Why you should use credit cards
- Build credit: Credit cards can help you build your credit so you can make larger purchases such as a car or home.
- Not all merchants accept cash: Especially as social distancing becomes more important, some merchants are requiring you to pay by credit card.
- Rewards can help: If used wisely, credit cards can actually be a smart financial tool because some of the rewards they offer — such as cash back rewards — genuinely put money back into your pocket.
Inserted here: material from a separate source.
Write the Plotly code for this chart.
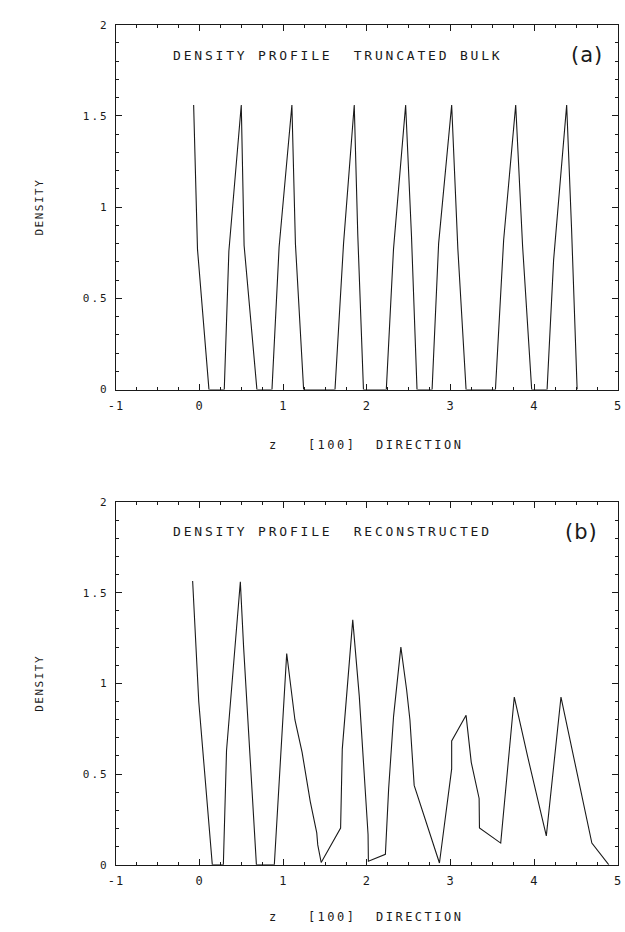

Why you shouldn’t use credit cards
- Revolving debt: Some people have a difficult time repaying their credit cards because they are a form of revolving debt. You can’t just pay the minimum each month and expect to get out of debt at some point in the future. Unlike a loan, there is no fixed date for when you’ll be fully out of debt, which means you have to monitor your debt situation and create your own payment plan.
- Easy to overspend: Credit card purchases can be really easy, sometimes too easy, to complete. Because you don’t necessarily notice the money gone from your wallet or bank account, some consumers have a tendency to spend money they don’t actually have using a credit card, which can make it hard to repay in the future.
The bottom line
No matter what your particular financial goals are, there is probably a credit card on the market that can help you. Credit cards have many niche features and bonuses that can become useful financial tools when used wisely. However, credit cards can also be dangerous for some consumers, especially those who aren’t familiar with revolving debt or who aren’t confident in their abilities to monitor their spending. When it comes down to it, doing your research and choosing a credit card that meets all of your needs is the key to making this financial strategy work for you.